## [Exercise aim]
The listing below begins with the first line you should copy; stop after the line containing "minimum height=60pt] (vt)", and drop every picture.

## [Provided material]
* * * * *

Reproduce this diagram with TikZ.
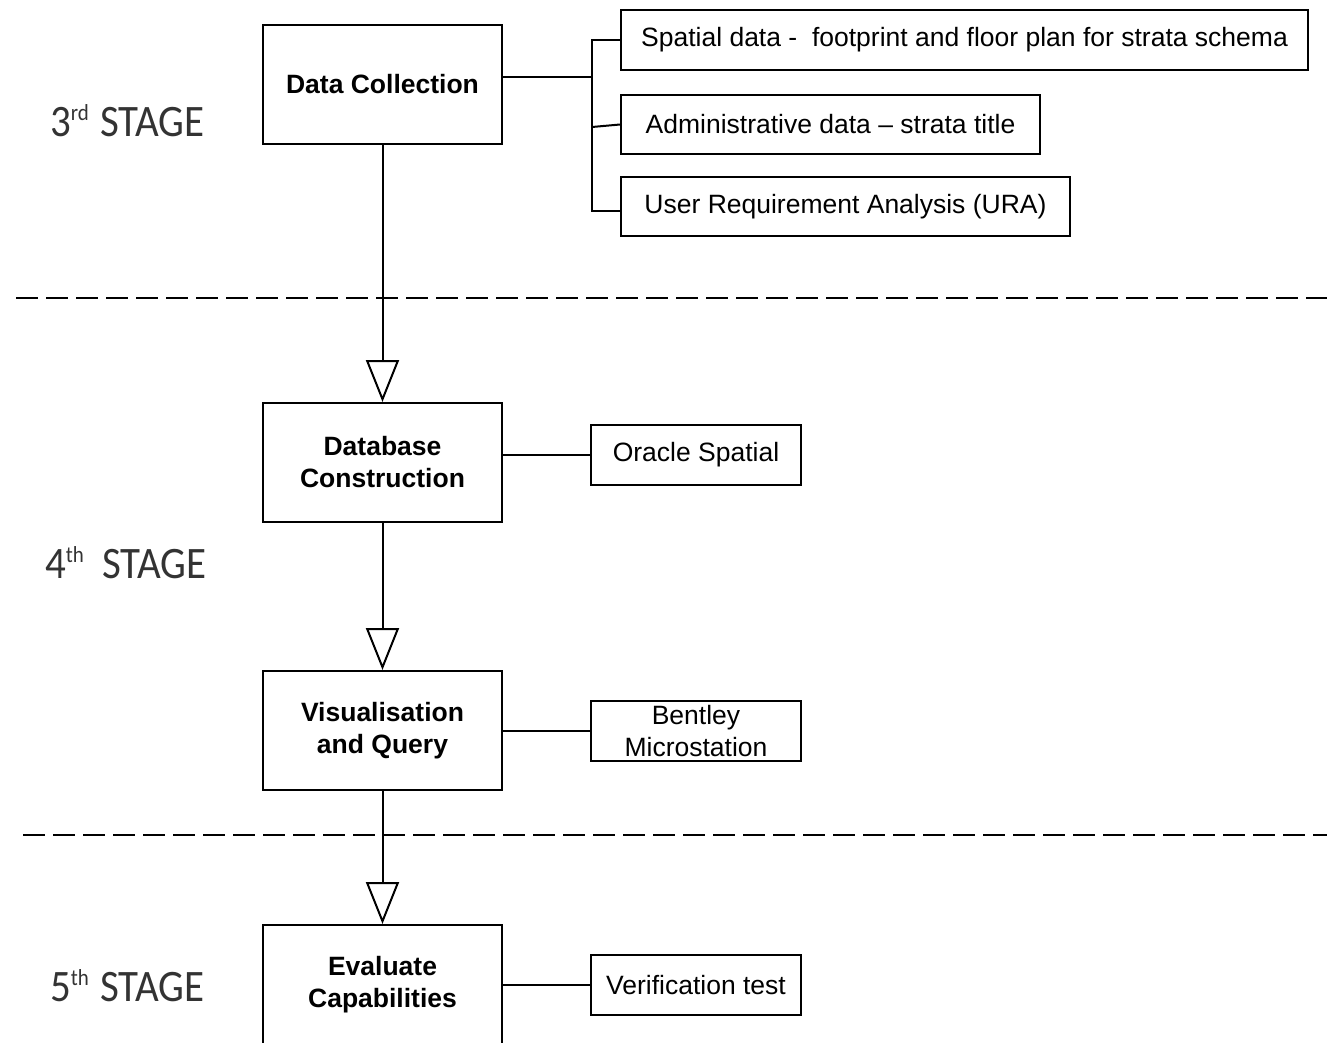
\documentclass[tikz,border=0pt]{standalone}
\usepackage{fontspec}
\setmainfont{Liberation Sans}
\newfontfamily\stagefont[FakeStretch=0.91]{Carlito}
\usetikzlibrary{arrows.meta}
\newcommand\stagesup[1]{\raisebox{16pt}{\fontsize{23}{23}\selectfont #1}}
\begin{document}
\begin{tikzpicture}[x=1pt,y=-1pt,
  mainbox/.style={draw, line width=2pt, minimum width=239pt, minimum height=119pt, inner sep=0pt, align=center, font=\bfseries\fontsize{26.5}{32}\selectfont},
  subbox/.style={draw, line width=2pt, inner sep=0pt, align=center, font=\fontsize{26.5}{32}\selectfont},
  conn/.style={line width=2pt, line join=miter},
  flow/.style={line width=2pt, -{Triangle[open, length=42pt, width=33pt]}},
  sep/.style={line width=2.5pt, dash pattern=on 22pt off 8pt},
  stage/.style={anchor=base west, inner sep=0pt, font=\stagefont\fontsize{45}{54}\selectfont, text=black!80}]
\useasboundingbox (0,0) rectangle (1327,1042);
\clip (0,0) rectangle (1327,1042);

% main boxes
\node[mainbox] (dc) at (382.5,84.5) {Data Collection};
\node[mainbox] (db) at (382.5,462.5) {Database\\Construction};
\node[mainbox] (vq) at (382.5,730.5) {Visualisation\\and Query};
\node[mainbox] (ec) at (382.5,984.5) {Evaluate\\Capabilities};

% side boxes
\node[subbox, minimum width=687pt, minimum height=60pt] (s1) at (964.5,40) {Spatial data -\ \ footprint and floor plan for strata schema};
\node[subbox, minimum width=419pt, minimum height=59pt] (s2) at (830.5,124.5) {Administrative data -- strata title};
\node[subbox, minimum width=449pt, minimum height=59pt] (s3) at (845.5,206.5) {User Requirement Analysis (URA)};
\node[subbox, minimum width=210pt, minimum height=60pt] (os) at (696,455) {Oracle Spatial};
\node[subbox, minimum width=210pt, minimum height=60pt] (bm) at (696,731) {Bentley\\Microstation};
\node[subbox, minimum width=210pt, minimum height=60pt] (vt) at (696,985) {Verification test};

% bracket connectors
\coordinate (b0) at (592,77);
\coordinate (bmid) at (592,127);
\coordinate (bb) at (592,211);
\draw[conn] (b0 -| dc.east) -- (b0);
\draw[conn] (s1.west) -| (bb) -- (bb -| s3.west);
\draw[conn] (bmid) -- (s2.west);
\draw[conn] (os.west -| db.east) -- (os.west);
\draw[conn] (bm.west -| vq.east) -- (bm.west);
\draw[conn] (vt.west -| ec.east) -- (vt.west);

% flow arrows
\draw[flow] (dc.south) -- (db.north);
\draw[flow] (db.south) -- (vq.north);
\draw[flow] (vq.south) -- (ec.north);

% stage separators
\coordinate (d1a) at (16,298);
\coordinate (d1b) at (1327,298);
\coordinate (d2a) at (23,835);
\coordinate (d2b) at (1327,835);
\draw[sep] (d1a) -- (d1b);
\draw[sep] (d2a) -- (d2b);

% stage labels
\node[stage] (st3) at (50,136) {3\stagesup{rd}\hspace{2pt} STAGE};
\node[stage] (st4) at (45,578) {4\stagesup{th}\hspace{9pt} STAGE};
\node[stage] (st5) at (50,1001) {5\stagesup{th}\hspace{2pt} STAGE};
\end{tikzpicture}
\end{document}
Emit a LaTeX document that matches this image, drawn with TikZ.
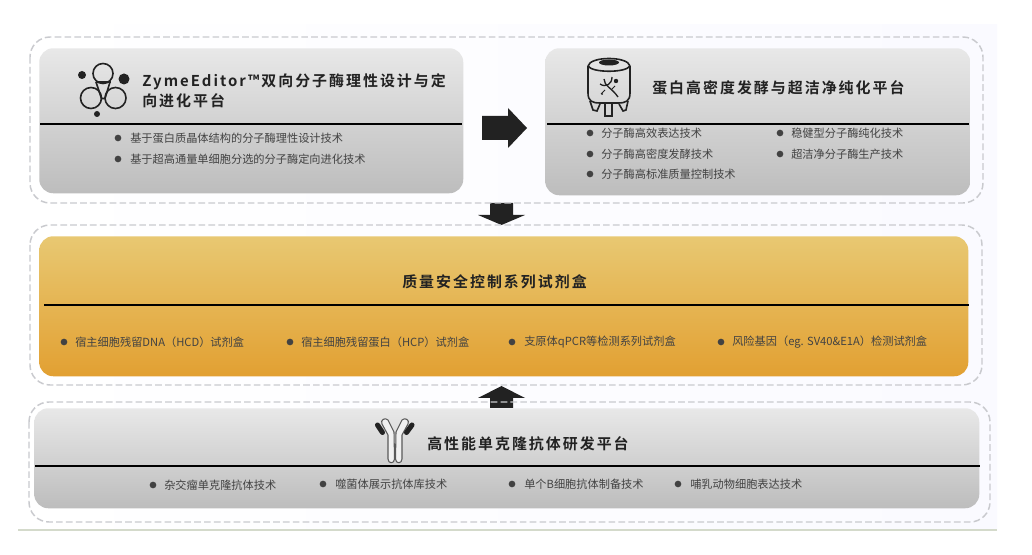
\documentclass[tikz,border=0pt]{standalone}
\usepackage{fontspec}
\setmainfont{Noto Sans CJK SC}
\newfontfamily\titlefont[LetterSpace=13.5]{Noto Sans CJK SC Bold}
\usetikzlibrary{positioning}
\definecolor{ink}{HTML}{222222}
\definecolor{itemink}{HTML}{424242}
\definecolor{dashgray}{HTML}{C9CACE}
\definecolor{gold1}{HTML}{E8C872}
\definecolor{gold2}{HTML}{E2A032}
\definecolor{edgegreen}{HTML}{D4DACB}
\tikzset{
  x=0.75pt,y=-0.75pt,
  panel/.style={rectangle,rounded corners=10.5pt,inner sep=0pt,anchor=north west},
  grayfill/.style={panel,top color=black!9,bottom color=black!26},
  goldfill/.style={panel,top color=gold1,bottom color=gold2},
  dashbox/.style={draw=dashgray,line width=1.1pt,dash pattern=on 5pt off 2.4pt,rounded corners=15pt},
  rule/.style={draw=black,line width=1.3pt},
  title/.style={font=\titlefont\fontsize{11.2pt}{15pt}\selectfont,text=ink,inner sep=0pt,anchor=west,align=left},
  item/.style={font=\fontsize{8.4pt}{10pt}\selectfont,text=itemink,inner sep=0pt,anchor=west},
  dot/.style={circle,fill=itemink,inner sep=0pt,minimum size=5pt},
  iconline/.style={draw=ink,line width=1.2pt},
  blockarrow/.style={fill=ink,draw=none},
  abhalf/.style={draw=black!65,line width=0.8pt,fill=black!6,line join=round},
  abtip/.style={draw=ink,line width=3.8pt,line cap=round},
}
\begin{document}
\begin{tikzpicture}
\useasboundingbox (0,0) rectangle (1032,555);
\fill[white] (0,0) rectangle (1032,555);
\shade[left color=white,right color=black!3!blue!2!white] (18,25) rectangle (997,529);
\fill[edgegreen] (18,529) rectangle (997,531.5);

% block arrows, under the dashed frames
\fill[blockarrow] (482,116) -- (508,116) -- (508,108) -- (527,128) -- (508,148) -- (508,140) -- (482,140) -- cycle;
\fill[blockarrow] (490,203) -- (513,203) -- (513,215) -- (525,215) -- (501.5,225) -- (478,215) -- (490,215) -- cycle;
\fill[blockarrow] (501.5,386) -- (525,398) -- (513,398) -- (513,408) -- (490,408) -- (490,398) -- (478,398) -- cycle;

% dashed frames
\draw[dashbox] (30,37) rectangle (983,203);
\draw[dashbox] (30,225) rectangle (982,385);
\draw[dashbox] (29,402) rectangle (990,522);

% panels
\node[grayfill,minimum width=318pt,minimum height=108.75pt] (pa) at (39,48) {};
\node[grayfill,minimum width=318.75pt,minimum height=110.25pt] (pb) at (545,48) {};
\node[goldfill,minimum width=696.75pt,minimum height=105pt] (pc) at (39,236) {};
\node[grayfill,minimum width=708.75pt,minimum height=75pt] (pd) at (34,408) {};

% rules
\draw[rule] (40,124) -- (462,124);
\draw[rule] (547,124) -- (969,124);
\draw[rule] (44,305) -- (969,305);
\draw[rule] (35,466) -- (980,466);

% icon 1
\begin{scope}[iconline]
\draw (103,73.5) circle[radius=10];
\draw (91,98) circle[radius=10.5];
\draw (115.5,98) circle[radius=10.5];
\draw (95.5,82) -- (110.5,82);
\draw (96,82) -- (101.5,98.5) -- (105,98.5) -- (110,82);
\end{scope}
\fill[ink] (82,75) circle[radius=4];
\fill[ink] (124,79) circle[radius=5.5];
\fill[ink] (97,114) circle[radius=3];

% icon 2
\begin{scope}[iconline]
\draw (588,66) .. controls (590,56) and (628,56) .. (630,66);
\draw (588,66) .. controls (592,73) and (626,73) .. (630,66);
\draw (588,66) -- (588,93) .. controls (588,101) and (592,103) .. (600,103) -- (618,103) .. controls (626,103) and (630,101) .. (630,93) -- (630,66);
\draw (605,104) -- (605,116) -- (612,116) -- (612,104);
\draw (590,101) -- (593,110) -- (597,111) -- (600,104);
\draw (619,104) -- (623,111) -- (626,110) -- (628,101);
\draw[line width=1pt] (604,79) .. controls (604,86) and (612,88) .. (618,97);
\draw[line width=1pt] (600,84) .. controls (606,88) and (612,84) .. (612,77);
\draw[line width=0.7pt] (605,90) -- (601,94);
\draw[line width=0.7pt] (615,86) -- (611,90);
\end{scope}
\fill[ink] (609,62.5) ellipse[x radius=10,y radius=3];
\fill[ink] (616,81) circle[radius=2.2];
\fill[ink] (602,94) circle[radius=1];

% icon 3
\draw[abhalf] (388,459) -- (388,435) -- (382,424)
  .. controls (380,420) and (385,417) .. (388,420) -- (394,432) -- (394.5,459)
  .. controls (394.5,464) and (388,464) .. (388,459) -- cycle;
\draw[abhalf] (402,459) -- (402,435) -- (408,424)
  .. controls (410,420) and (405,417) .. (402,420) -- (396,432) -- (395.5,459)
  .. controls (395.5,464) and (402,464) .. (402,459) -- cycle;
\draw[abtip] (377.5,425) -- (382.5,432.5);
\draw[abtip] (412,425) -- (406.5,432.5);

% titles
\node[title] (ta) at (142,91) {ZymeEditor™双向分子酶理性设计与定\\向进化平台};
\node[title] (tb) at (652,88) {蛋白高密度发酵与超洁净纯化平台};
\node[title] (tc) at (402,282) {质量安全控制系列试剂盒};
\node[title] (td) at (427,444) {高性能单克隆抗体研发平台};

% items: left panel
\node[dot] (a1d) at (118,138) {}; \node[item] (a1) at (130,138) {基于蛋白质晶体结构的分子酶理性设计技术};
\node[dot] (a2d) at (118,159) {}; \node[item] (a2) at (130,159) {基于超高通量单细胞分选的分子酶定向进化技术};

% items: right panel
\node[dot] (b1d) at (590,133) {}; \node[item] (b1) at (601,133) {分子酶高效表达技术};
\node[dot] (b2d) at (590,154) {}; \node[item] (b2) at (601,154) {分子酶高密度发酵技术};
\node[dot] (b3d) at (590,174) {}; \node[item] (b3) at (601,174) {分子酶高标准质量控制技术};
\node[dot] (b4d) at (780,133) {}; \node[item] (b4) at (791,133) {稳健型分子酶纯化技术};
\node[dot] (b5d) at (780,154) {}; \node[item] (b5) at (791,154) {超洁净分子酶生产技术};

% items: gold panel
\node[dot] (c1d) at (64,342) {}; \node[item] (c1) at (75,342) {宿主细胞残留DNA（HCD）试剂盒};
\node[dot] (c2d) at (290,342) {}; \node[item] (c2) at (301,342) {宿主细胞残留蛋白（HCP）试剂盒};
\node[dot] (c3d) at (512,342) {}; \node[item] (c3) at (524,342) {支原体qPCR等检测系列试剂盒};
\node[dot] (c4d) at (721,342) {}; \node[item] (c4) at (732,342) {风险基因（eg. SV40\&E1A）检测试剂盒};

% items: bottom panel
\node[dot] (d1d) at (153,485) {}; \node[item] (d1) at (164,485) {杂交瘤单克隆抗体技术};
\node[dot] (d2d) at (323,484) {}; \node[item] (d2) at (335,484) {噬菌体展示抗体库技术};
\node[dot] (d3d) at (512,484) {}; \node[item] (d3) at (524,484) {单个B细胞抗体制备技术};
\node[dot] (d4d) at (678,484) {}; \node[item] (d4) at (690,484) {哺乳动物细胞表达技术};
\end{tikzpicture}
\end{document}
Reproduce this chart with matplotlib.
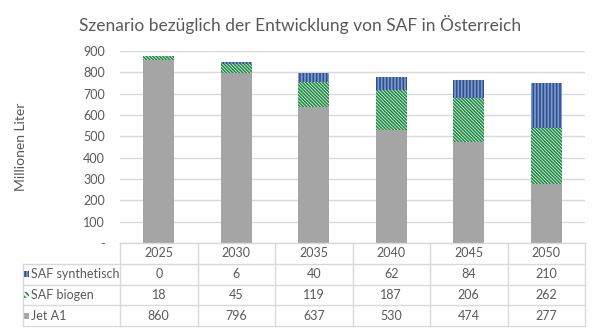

* * * * *

## [Exercise result]
Reproduce this diagram with TikZ.
\documentclass[tikz,border=0pt]{standalone}
\usepackage{fontspec}
\setmainfont{Liberation Sans}
\newfontfamily\stagefont[FakeStretch=0.91]{Carlito}
\usetikzlibrary{arrows.meta}
\newcommand\stagesup[1]{\raisebox{16pt}{\fontsize{23}{23}\selectfont #1}}
\begin{document}
\begin{tikzpicture}[x=1pt,y=-1pt,
  mainbox/.style={draw, line width=2pt, minimum width=239pt, minimum height=119pt, inner sep=0pt, align=center, font=\bfseries\fontsize{26.5}{32}\selectfont},
  subbox/.style={draw, line width=2pt, inner sep=0pt, align=center, font=\fontsize{26.5}{32}\selectfont},
  conn/.style={line width=2pt, line join=miter},
  flow/.style={line width=2pt, -{Triangle[open, length=42pt, width=33pt]}},
  sep/.style={line width=2.5pt, dash pattern=on 22pt off 8pt},
  stage/.style={anchor=base west, inner sep=0pt, font=\stagefont\fontsize{45}{54}\selectfont, text=black!80}]
\useasboundingbox (0,0) rectangle (1327,1042);
\clip (0,0) rectangle (1327,1042);

% main boxes
\node[mainbox] (dc) at (382.5,84.5) {Data Collection};
\node[mainbox] (db) at (382.5,462.5) {Database\\Construction};
\node[mainbox] (vq) at (382.5,730.5) {Visualisation\\and Query};
\node[mainbox] (ec) at (382.5,984.5) {Evaluate\\Capabilities};

% side boxes
\node[subbox, minimum width=687pt, minimum height=60pt] (s1) at (964.5,40) {Spatial data -\ \ footprint and floor plan for strata schema};
\node[subbox, minimum width=419pt, minimum height=59pt] (s2) at (830.5,124.5) {Administrative data -- strata title};
\node[subbox, minimum width=449pt, minimum height=59pt] (s3) at (845.5,206.5) {User Requirement Analysis (URA)};
\node[subbox, minimum width=210pt, minimum height=60pt] (os) at (696,455) {Oracle Spatial};
\node[subbox, minimum width=210pt, minimum height=60pt] (bm) at (696,731) {Bentley\\Microstation};
\node[subbox, minimum width=210pt, minimum height=60pt] (vt) at (696,985) {Verification test};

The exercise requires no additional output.